→ Goal of the exercise: Leaving out the pictures, retype the lines from the beginning of the listing through the line containing "ax.spines[s].set_linewidth(1.2)".

===== Collected data

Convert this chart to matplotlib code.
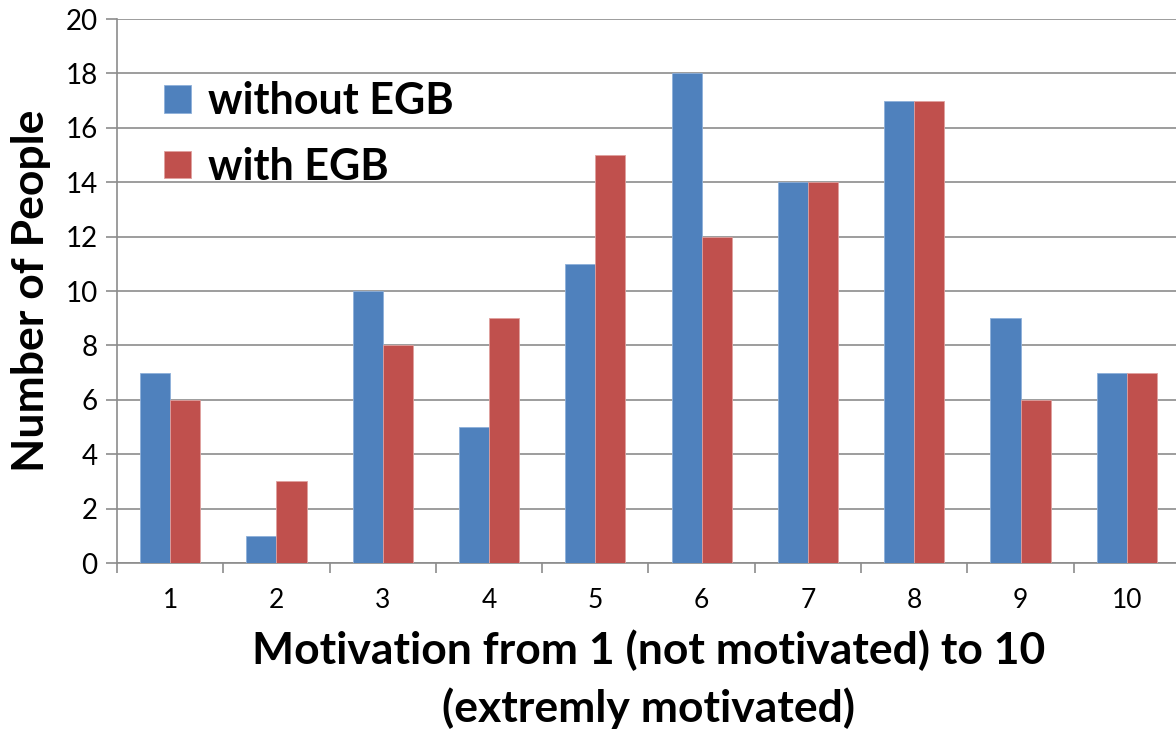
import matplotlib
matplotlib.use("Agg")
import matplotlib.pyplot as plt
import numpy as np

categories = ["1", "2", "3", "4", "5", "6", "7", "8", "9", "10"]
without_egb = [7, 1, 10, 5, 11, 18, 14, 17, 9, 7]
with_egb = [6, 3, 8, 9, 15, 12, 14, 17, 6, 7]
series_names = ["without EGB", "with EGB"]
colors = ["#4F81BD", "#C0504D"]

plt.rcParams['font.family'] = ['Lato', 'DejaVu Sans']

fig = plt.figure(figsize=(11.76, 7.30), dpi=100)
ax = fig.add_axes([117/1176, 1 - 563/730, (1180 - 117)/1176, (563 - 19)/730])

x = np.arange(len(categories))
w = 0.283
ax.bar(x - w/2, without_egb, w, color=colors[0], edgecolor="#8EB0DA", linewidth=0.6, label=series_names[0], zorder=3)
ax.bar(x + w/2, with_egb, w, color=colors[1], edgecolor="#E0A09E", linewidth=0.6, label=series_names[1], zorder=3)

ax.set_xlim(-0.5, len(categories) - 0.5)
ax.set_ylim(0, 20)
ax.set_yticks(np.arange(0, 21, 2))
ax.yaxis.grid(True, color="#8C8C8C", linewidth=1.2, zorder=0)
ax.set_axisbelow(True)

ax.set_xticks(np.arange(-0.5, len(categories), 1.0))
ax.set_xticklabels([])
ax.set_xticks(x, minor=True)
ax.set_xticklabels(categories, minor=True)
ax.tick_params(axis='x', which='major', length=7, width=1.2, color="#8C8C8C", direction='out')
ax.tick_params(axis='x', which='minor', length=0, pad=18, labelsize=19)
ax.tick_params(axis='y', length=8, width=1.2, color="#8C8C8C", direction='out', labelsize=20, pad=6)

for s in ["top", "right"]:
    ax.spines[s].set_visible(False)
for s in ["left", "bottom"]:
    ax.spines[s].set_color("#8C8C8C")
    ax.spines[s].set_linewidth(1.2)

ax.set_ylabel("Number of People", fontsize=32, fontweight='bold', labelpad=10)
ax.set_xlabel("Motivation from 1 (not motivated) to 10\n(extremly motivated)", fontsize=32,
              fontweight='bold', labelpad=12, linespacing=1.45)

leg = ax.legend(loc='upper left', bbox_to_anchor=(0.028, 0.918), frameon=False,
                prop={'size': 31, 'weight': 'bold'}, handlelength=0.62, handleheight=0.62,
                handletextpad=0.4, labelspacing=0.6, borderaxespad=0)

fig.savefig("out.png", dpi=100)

==========

→ Reply:
Convert this chart to matplotlib code.
import matplotlib
matplotlib.use("Agg")
import matplotlib.pyplot as plt
import numpy as np

categories = ["1", "2", "3", "4", "5", "6", "7", "8", "9", "10"]
without_egb = [7, 1, 10, 5, 11, 18, 14, 17, 9, 7]
with_egb = [6, 3, 8, 9, 15, 12, 14, 17, 6, 7]
series_names = ["without EGB", "with EGB"]
colors = ["#4F81BD", "#C0504D"]

plt.rcParams['font.family'] = ['Lato', 'DejaVu Sans']

fig = plt.figure(figsize=(11.76, 7.30), dpi=100)
ax = fig.add_axes([117/1176, 1 - 563/730, (1180 - 117)/1176, (563 - 19)/730])

x = np.arange(len(categories))
w = 0.283
ax.bar(x - w/2, without_egb, w, color=colors[0], edgecolor="#8EB0DA", linewidth=0.6, label=series_names[0], zorder=3)
ax.bar(x + w/2, with_egb, w, color=colors[1], edgecolor="#E0A09E", linewidth=0.6, label=series_names[1], zorder=3)

ax.set_xlim(-0.5, len(categories) - 0.5)
ax.set_ylim(0, 20)
ax.set_yticks(np.arange(0, 21, 2))
ax.yaxis.grid(True, color="#8C8C8C", linewidth=1.2, zorder=0)
ax.set_axisbelow(True)

ax.set_xticks(np.arange(-0.5, len(categories), 1.0))
ax.set_xticklabels([])
ax.set_xticks(x, minor=True)
ax.set_xticklabels(categories, minor=True)
ax.tick_params(axis='x', which='major', length=7, width=1.2, color="#8C8C8C", direction='out')
ax.tick_params(axis='x', which='minor', length=0, pad=18, labelsize=19)
ax.tick_params(axis='y', length=8, width=1.2, color="#8C8C8C", direction='out', labelsize=20, pad=6)

for s in ["top", "right"]:
    ax.spines[s].set_visible(False)
for s in ["left", "bottom"]:
    ax.spines[s].set_color("#8C8C8C")
    ax.spines[s].set_linewidth(1.2)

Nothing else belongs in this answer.